Sample Usage: How To Clear A House Full of Enemies In 4 Easy Steps
If you’re not already familiar with such things, here is a very basic use of grenades to clear a building or similar structure. This process should give you a good starting point if you’re unsure how to effectively make use of these new grenades.
Note that without grenades that can effectively take out people in entire rooms, this kind of room-clearing simply can’t be done in the airsoft world. (Unless you count using dummy grenades and your imagination.)
This process really does work.
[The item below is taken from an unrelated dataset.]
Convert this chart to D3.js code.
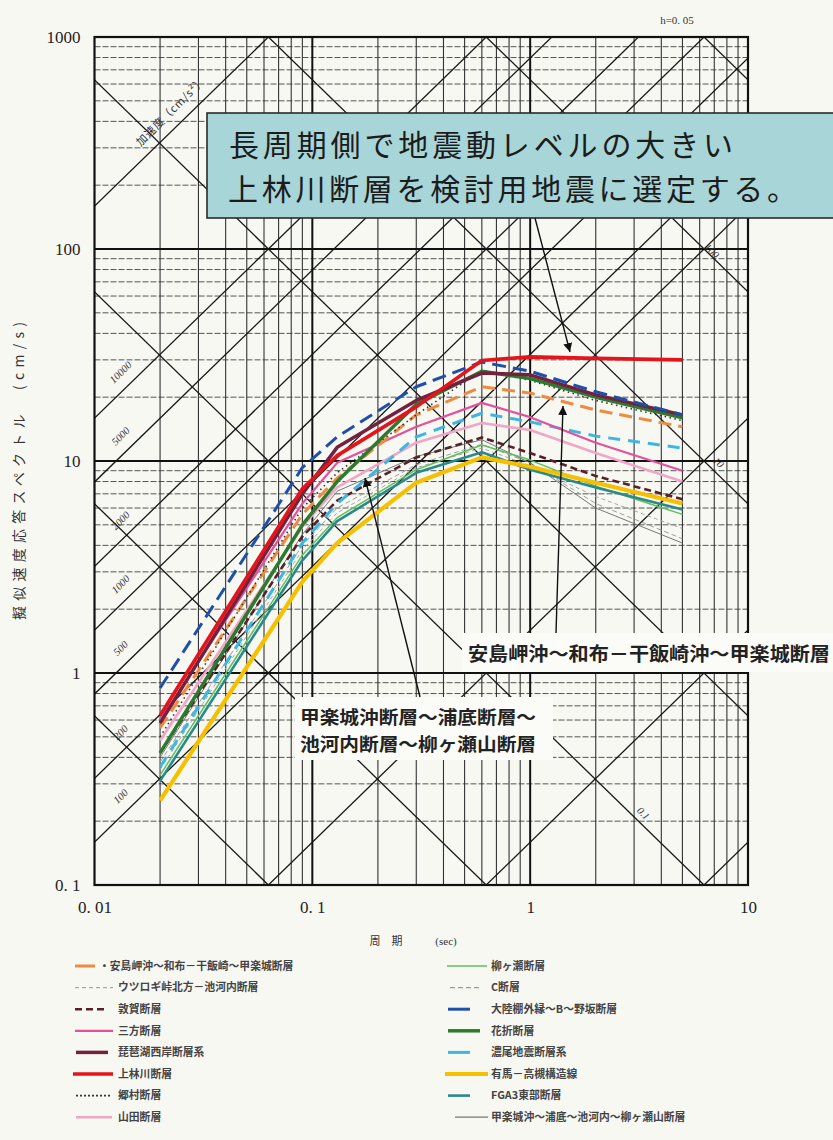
<!DOCTYPE html>
<html><head><meta charset="utf-8">
<script src="https://cdn.jsdelivr.net/npm/d3@7"></script>
<style>
body{margin:0;background:#f8f8f3;}
svg{display:block;}
</style>
</head><body>
<svg id="c" width="833" height="1140"></svg>
<script>
// ---------------- DATA ----------------
const periods = [0.02, 0.09, 0.13, 0.3, 0.6, 1.0, 2.0, 5.0];   // sec (control points)

const sv_anshima   = [0.55, 5.6, 8.3, 16.5, 22.4, 20.9, 17.4, 14.5]; // 安島岬沖～和布－干飯崎～甲楽城断層
const sv_utsurogi  = [0.35, 3.8, 5.7, 9.3, 11.5, 9.5, 6.8, 4.8];    // ウツロギ峠北方－池河内断層
const sv_tsuruga   = [0.42, 4.4, 6.5, 10.4, 12.9, 10.9, 8.5, 6.6];  // 敦賀断層
const sv_mikata    = [0.60, 6.3, 9.8, 14.5, 18.8, 16.1, 12.2, 9.0]; // 三方断層
const sv_biwako    = [0.58, 7.0, 11.6, 19.3, 26.0, 25.5, 20.5, 16.5]; // 琵琶湖西岸断層系
const sv_kambayashi= [0.63, 7.4, 10.6, 18.0, 29.8, 31.0, 30.5, 30.0]; // 上林川断層
const sv_gomura    = [0.50, 6.0, 8.8, 16.5, 26.8, 24.0, 19.3, 15.5]; // 郷村断層
const sv_yamada    = [0.48, 4.9, 7.5, 12.2, 15.1, 14.0, 10.9, 8.0]; // 山田断層
const sv_yanagase  = [0.33, 3.6, 5.4, 9.1, 11.9, 10.1, 7.6, 5.6];   // 柳ヶ瀬断層
const sv_c         = [0.38, 4.0, 6.0, 9.6, 12.0, 9.8, 6.3, 4.3];    // C断層
const sv_tairiku   = [0.85, 9.3, 13.0, 22.4, 29.3, 26.5, 21.2, 16.5]; // 大陸棚外縁～B～野坂断層
const sv_hanaore   = [0.42, 5.0, 8.0, 18.5, 26.5, 24.5, 20.0, 16.0]; // 花折断層
const sv_nobi      = [0.36, 4.1, 6.3, 13.0, 16.8, 15.3, 13.1, 11.5]; // 濃尾地震断層系
const sv_arima     = [0.25, 2.7, 4.1, 7.9, 10.4, 9.4, 7.9, 6.3];    // 有馬－高槻構造線
const sv_fga3      = [0.31, 3.4, 5.2, 8.8, 11.0, 9.1, 7.5, 5.9];    // FGA3東部断層
const sv_kouragi   = [0.40, 4.5, 7.2, 10.5, 12.6, 9.8, 6.0, 4.1];   // 甲楽城沖～浦底～池河内～柳ヶ瀬山断層

const legendNames = [
  "・安島岬沖～和布－干飯崎～甲楽城断層","ウツロギ峠北方－池河内断層","敦賀断層","三方断層",
  "琵琶湖西岸断層系","上林川断層","郷村断層","山田断層",
  "柳ヶ瀬断層","C断層","大陸棚外縁～B～野坂断層","花折断層",
  "濃尾地震断層系","有馬－高槻構造線","FGA3東部断層","甲楽城沖～浦底～池河内～柳ヶ瀬山断層"
];

const xTickValues = [0.01, 0.1, 1, 10];
const xTickLabels = ["0. 01", "0. 1", "1", "10"];
const yTickValues = [0.1, 1, 10, 100, 1000];
const yTickLabels = ["0. 1", "1", "10", "100", "1000"];

const accelLines = [0.1, 1, 10, 100, 200, 500, 1000, 2000, 5000, 10000, 100000]; // cm/s2
const accelLabelValues = [100, 200, 500, 1000, 2000, 5000, 10000];
const dispLines = [0.001, 0.01, 0.1, 1, 10, 100, 1000];  // cm
const dispLabelValues = [0.1, 10, 100];
const dispLabelTexts = ["0.1", "10", "100"];

// ---------------- STYLES ----------------
const seriesData = [sv_anshima, sv_utsurogi, sv_tsuruga, sv_mikata, sv_biwako, sv_kambayashi, sv_gomura, sv_yamada,
                    sv_yanagase, sv_c, sv_tairiku, sv_hanaore, sv_nobi, sv_arima, sv_fga3, sv_kouragi];
const styles = [
  {c:"#ef8a3e", w:3,   d:"13,7",  lw:[75,95],   ld:null},
  {c:"#a8a8a8", w:1,   d:"4,3",   lw:[75,113],  ld:"4,3"},
  {c:"#5a2028", w:2.6, d:"7,4",   lw:[75,108],  ld:"7,4"},
  {c:"#e4519a", w:2.2, d:null,    lw:[75,113],  ld:null},
  {c:"#74203f", w:3.5, d:null,    lw:[76,108],  ld:null},
  {c:"#e5141b", w:3.6, d:null,    lw:[73,113],  ld:null},
  {c:"#333333", w:1.6, d:"1.5,3.5", lw:[76,110], ld:"2,2"},
  {c:"#f0a6c6", w:2.6, d:null,    lw:[76,112],  ld:null},
  {c:"#5fbf5f", w:1.5, d:null,    lw:[447,487], ld:null},
  {c:"#9c9c9c", w:1,   d:"5,3",   lw:[450,482], ld:"5,3"},
  {c:"#1f4fa8", w:3,   d:"14,7",  lw:[448,470], ld:null},
  {c:"#2c7a30", w:3.5, d:null,    lw:[448,480], ld:null},
  {c:"#3db6e0", w:3,   d:"12,8",  lw:[448,470], ld:null},
  {c:"#f4c000", w:4.2, d:null,    lw:[445,488], ld:null},
  {c:"#2a8a8a", w:2.6, d:null,    lw:[448,470], ld:null},
  {c:"#777777", w:1,   d:null,    lw:[455,488], ld:null}
];
// draw order (bottom to top)
const drawOrder = [1,9,15,2,8,14,13,7,12,3,0,6,11,4,10,5];

// ---------------- CHART ----------------
const svg = d3.select("#c");
svg.append("rect").attr("width",833).attr("height",1140).attr("fill","#f8f8f3");

const x = d3.scaleLog().domain([0.01, 10]).range([94.5, 748]);
const y = d3.scaleLog().domain([0.1, 1000]).range([885, 37]);
const [X0, X1] = x.range();
const [Y0, Y1] = y.range(); // Y0 bottom, Y1 top

const defs = svg.append("defs");
defs.append("clipPath").attr("id","pc")
  .append("rect").attr("x",X0).attr("y",Y1).attr("width",X1-X0).attr("height",Y0-Y1);

const grid = svg.append("g").attr("clip-path","url(#pc)");

// horizontal minor grid (dashed)
const hMinor = [];
[0.1,1,10,100].forEach(d=>{for(let k=2;k<=9;k++) hMinor.push(k*d);});
grid.selectAll(".hm").data(hMinor).join("line")
  .attr("x1",X0).attr("x2",X1).attr("y1",d=>y(d)).attr("y2",d=>y(d))
  .attr("stroke","#555").attr("stroke-width",1).attr("stroke-dasharray","6,2");
// vertical minor grid
const vMinor = [];
[0.01,0.1,1].forEach(d=>{for(let k=2;k<=9;k++) vMinor.push(k*d);});
grid.selectAll(".vm").data(vMinor).join("line")
  .attr("x1",d=>x(d)).attr("x2",d=>x(d)).attr("y1",Y0).attr("y2",Y1)
  .attr("stroke","#333").attr("stroke-width",1.1);
// major grid
grid.selectAll(".hM").data([1,10,100]).join("line")
  .attr("x1",X0).attr("x2",X1).attr("y1",d=>y(d)).attr("y2",d=>y(d))
  .attr("stroke","#111").attr("stroke-width",2);
grid.selectAll(".vM").data([0.1,1]).join("line")
  .attr("x1",d=>x(d)).attr("x2",d=>x(d)).attr("y1",Y0).attr("y2",Y1)
  .attr("stroke","#111").attr("stroke-width",2);

// diagonal tripartite lines
const TW = 2*Math.PI;
const tA = 0.001, tB = 100;
grid.selectAll(".acc").data(accelLines).join("line")
  .attr("x1",x(tA)).attr("x2",x(tB))
  .attr("y1",A=>y(A*tA/TW)).attr("y2",A=>y(A*tB/TW))
  .attr("stroke","#151515").attr("stroke-width",1.3);
grid.selectAll(".dsp").data(dispLines).join("line")
  .attr("x1",x(tA)).attr("x2",x(tB))
  .attr("y1",D=>y(D*TW/tA)).attr("y2",D=>y(D*TW/tB))
  .attr("stroke","#151515").attr("stroke-width",1.3);

// diagonal labels
const labG = svg.append("g").attr("font-family","'Liberation Serif', serif").attr("font-style","italic")
  .attr("font-size",10.5).attr("fill","#333").attr("text-anchor","middle");
accelLabelValues.forEach(A=>{
  const px = 131, T = x.invert(px), py = y(A*T/TW);
  labG.append("text").attr("transform",`translate(${px-10.5},${py-10.5}) rotate(-45)`)
    .attr("dy","0.35em").text(A);
});
{
  const px = 181, T = x.invert(px), py = y(100000*T/TW);
  labG.append("text").attr("transform",`translate(${px-10.5},${py-10.5}) rotate(-45)`)
    .attr("dy","0.35em").attr("font-family","'Noto Sans CJK JP'").attr("font-style","normal").attr("font-size",11)
    .attr("textLength",92).attr("lengthAdjust","spacing")
    .text("加速度（cm/s²）");
}
dispLabelValues.forEach((D,i)=>{
  const px = [637,712,709][i], T = x.invert(px), py = y(D*TW/T);
  const off = [6.5,6.5,3][i];
  labG.append("text").attr("transform",`translate(${px+off},${py-off}) rotate(45)`)
    .attr("dy","0.35em").text(dispLabelTexts[i]);
});

// curves
const line = d3.line().x(d=>x(d[0])).y(d=>y(d[1]));
const curveG = svg.append("g").attr("clip-path","url(#pc)").attr("fill","none")
  .attr("stroke-linejoin","round");
drawOrder.forEach(i=>{
  const s = styles[i];
  curveG.append("path").datum(periods.map((t,j)=>[t, seriesData[i][j]]))
    .attr("d",line).attr("stroke",s.c).attr("stroke-width",s.w)
    .attr("stroke-dasharray",s.d);
});

// frame
svg.append("rect").attr("x",X0).attr("y",Y1).attr("width",X1-X0).attr("height",Y0-Y1)
  .attr("fill","none").attr("stroke","#111").attr("stroke-width",2.2);

// axes
const xAxis = svg.append("g").attr("transform",`translate(0,${Y0})`)
  .call(d3.axisBottom(x).tickValues(xTickValues).tickFormat((d,i)=>xTickLabels[i]).tickSize(0).tickPadding(16));
const yAxis = svg.append("g").attr("transform",`translate(${X0},0)`)
  .call(d3.axisLeft(y).tickValues(yTickValues).tickFormat((d,i)=>yTickLabels[i]).tickSize(0).tickPadding(14));
[xAxis,yAxis].forEach(a=>{
  a.select(".domain").remove();
  a.selectAll("text").attr("font-family","'Liberation Serif', serif").attr("font-size",17).attr("fill","#222");
});

// axis titles
svg.append("text").attr("transform","translate(24,620) rotate(-90)")
  .attr("font-family","'Noto Sans CJK JP'").attr("font-size",14).attr("fill","#333")
  .attr("textLength",298).attr("lengthAdjust","spacing")
  .text("擬似速度応答スペクトル　(cm/s)");
svg.append("text").attr("x",386).attr("y",945).attr("text-anchor","middle")
  .attr("font-family","'Noto Sans CJK JP'").attr("font-size",11).attr("fill","#333").text("周　期");
svg.append("text").attr("x",446).attr("y",945).attr("text-anchor","middle")
  .attr("font-family","'Liberation Serif', serif").attr("font-size",11).attr("fill","#333").text("(sec)");
svg.append("text").attr("x",677).attr("y",24).attr("text-anchor","middle")
  .attr("font-family","'Liberation Serif', serif").attr("font-size",11).attr("fill","#333").text("h=0. 05");

// annotation boxes
const ann = svg.append("g").attr("font-family","'Noto Sans CJK JP'");
ann.append("rect").attr("x",207).attr("y",113).attr("width",640).attr("height",105)
  .attr("fill","#a7d5d8").attr("stroke","#2a2a2a").attr("stroke-width",1.6);
ann.append("text").attr("x",229).attr("y",156).attr("font-size",30).attr("fill","#1c1c1c")
  .attr("textLength",504).attr("lengthAdjust","spacing").text("長周期側で地震動レベルの大きい");
ann.append("text").attr("x",228).attr("y",200).attr("font-size",30).attr("fill","#1c1c1c")
  .attr("textLength",569).attr("lengthAdjust","spacing").text("上林川断層を検討用地震に選定する。");

ann.append("rect").attr("x",462).attr("y",633).attr("width",380).attr("height",39).attr("fill","#fbfbf8");
ann.append("text").attr("x",468).attr("y",661).attr("font-size",19).attr("font-weight","bold").attr("fill","#222")
  .attr("textLength",362).attr("lengthAdjust","spacingAndGlyphs").text("安島岬沖～和布－干飯崎沖～甲楽城断層");

ann.append("rect").attr("x",295).attr("y",697).attr("width",258).attr("height",63).attr("fill","#fbfbf8");
ann.append("text").attr("x",300).attr("y",724).attr("font-size",18).attr("font-weight","bold").attr("fill","#222")
  .attr("textLength",236).attr("lengthAdjust","spacingAndGlyphs").text("甲楽城沖断層～浦底断層～");
ann.append("text").attr("x",300).attr("y",751).attr("font-size",18).attr("font-weight","bold").attr("fill","#222")
  .attr("textLength",236).attr("lengthAdjust","spacingAndGlyphs").text("池河内断層～柳ヶ瀬山断層");

// arrows
defs.append("marker").attr("id","ah").attr("viewBox","0 0 10 10")
  .attr("refX",10).attr("refY",5).attr("markerWidth",9).attr("markerHeight",9)
  .attr("markerUnits","userSpaceOnUse").attr("orient","auto")
  .append("path").attr("d","M0,0 L10,5 L0,10 z").attr("fill","#111");
const arrows = [[535,218,570,352],[556,633,563,406],[420,697,365,478]];
svg.selectAll(".arr").data(arrows).join("line")
  .attr("x1",d=>d[0]).attr("y1",d=>d[1]).attr("x2",d=>d[2]).attr("y2",d=>d[3])
  .attr("stroke","#111").attr("stroke-width",1.4).attr("marker-end","url(#ah)");

// legend
const leg = svg.append("g");
legendNames.forEach((name,i)=>{
  const col = i<8 ? 0 : 1, row = i%8;
  const yy = 966 + row*21.6;
  const s = styles[i];
  leg.append("line").attr("x1",s.lw[0]).attr("x2",s.lw[1]).attr("y1",yy).attr("y2",yy)
    .attr("stroke",s.c).attr("stroke-width",Math.max(s.w,1.2)).attr("stroke-dasharray",s.ld);
  leg.append("text").attr("x",col===0? (i===0?99:118) : 491).attr("y",yy).attr("dy","0.35em")
    .attr("font-family","'Noto Sans CJK JP'").attr("font-size",10.8).attr("font-weight","bold")
    .attr("fill","#444").text(name);
});
</script>
</body></html>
It almost looks too simple to even bother needing to practice, doesn’t it?
APPENDIX A – OTHER GRENADE TESTS
I’ve said several times that the sheer effectiveness of the Tornado Grenade is the single greatest thing about it. I’ve even gone so far as to say that it’s beyond the capabilities of any other airsoft grenade out there.
These are bold claims, and such talk should be backed up. My review gives some details, but what about other grenades and their capabilities?
It just so happens that Tactical Airsoft & Milsim magazine did just such a test of grenades in their first issue (Summer 2007 – “Battle of the Grenades”). The Tornado wasn’t available at the time, but it gives an excellent overview of the capabilities and scope of airsoft grenades on the current market.
(Note that this testing covered grenades that fired BBs only. Grenades that do not shoot BBs were not in scope.)
The grenades reviewed included the AG-01 (citric acid and baking soda-powered propellant), the PFI grenade (a split-shell design), the Deep Fire grenade (break-away body), and the Escort grenade (one-piece with plug on bottom). All except the AG-01 are gas powered.
The grenades were ranked on:
- Realistic Appearance
- Power (FPS)
- Ease of Use
- Noise in Transport (i.e. “rattling”)
- Power Source
- Number of Pieces
- Capacity (Number of BBs held)
If you would like full details of their tests you will need to hunt down the magazine for the actual article and contents, since it wouldn’t be right to reproduce their content here.
However, I can tell you that in the dispersion test (which consisted of 8 people standing in a circle 7 feet in diameter around the grenade) NONE of the tested grenades hit more than 4 of the 8 people. And those were the BEST results!
How Tactical Airsoft & Milsim magazine would rank the Tornado Grenade against competing grenades in the various other categories will have to wait for a follow-up “Battle of the Grenades” article, but one thing I can tell you is that the 7-foot, 8 person dispersion test would be child’s play for the Tornado. It would easily hit every single person with multiple BBs, every single time. That kind of effectiveness now in the hands of players has the potential to change the way we play the game.